Some underlying assumptions about economic understandings of conservation include:

  • historic conservation is a legitimate public good. Historic conservation has, by consensus, tradition and law, been considered by the majority of voters and public officials as a legitimate function of government. The levels and kinds of public support and spending on historic conservation are up for questioning, however, and constantly debated. Thus arises an “advocacy” literature, supporting ideological beliefs in the cultural need for historic conservation with economic analyses and rationales.
  • reconciling economic and cultural notions of value is a source of confusion. Different conceptions of the value of things—some priceable, some priceless—have traditionally separated those working in the culture and economics fields. Since historic conservation trades on and generates both kinds of value, it requires seeing value through these very different lenses.
  • the value of historic conservation need not be expressed and analysed only in quantitative terms. Qualitative expressions of the value of conservation often are dismissed by economists simply because they are not susceptible to standard economic (mathematically driven) methods of analysis. But these cultural values—resisting easy quantification and mathematical treatment—are essential to the nature of historic conservation and there must somehow remain part of the discourse on decision-making and other economic discourses on conservation. In other words, applying standard quantitative, market-derived measures of historic conservation will not suffice—a priori—to express the full value of conservation as cultural expression and public good.

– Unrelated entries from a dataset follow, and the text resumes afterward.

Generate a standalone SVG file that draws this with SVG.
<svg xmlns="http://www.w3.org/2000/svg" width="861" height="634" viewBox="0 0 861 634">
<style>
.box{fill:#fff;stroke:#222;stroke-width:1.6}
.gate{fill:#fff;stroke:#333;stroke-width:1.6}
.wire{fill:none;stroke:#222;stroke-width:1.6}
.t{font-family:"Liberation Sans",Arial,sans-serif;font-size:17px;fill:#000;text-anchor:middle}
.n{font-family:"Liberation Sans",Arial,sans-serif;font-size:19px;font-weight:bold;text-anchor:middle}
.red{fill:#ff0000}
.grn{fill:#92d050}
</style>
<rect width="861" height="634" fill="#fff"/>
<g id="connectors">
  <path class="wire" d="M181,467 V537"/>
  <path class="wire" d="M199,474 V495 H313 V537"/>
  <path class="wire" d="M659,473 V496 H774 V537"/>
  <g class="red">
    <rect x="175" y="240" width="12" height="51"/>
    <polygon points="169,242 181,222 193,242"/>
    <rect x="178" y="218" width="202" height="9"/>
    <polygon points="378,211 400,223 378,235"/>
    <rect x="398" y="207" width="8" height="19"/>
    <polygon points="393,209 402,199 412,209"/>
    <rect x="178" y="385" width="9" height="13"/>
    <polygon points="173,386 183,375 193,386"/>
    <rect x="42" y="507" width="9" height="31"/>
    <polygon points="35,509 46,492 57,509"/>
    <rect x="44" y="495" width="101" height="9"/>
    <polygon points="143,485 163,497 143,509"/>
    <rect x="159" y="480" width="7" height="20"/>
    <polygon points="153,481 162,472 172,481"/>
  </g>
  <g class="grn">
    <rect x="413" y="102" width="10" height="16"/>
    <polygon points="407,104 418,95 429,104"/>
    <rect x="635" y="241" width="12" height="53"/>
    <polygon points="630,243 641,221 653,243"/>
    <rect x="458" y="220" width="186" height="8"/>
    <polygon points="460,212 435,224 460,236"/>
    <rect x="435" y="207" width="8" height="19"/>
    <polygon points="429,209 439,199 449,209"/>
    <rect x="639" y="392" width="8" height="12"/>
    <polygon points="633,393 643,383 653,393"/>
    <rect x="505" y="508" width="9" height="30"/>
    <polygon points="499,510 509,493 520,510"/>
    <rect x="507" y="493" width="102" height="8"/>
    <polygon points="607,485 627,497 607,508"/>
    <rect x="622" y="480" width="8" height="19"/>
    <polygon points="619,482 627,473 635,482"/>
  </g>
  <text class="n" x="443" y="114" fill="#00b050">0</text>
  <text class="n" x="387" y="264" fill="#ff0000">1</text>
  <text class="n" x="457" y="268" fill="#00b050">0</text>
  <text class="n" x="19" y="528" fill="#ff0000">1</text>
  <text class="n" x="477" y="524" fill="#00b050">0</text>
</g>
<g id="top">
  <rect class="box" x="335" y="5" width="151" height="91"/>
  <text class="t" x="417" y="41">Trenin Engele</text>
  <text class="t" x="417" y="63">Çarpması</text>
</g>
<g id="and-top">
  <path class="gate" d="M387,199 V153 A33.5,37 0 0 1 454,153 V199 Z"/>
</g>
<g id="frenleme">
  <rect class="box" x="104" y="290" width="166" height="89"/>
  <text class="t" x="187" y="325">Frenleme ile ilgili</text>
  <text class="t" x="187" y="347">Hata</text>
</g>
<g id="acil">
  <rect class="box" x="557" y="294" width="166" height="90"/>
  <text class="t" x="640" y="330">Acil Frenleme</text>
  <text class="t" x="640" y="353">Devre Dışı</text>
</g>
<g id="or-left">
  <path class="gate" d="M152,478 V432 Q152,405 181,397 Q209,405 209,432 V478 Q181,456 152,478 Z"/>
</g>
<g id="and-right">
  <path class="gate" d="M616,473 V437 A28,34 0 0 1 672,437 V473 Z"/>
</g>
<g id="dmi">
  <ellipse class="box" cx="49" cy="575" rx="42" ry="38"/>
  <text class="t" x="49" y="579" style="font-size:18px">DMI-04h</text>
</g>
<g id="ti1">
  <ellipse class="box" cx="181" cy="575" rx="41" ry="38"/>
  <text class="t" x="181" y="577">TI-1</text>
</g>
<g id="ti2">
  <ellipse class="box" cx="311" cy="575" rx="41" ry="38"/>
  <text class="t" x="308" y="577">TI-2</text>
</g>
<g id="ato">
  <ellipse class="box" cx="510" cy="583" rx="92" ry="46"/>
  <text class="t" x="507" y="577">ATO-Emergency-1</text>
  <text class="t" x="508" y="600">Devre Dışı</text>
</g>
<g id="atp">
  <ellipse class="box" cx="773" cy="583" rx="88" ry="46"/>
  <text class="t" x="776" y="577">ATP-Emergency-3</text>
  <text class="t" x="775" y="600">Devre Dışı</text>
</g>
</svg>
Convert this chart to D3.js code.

Central_Staion_and_environs_95There is broad agreement that the benefits of historic conservation outweigh the costs. More specifically, the economic costs of conservation are outweighed by the benefits—both economic and cultural—of a robust historic conservation sector.

The literature is conclusive about the overall positive benefits of historic conservation. Much of the literature, explains Mason, is concerned either with articulating these benefits, often in quantitative, monetized terms or finding those points on the cost-benefit curve at which the best marginal improvements to benefit can be made. The literature ranges across issues at the level of government policy decisions to those of individual consumers; questions regarding the proper pricing of historic conservation benefits to the evaluation of alternative decision choices. This review concludes that adequate tools and studies exist to analyse the private values of historic conservation, but studying these alone is inadequate to the task of making informed decisions about historic conservation. To enable better decisions, the public values of conservation need to be better analysed. Mason urges that replicable model studies of the empirical relationships between historic conservation activity and economic factors are needed. Such studies should be designed to answer directly the kinds of questions practitioners and policy makers have about the relationship between conservation and economics. There is a growing literature on this front—yet it remains inadequate for everyday application by historic conservation practitioners, other professionals, and decision-makers.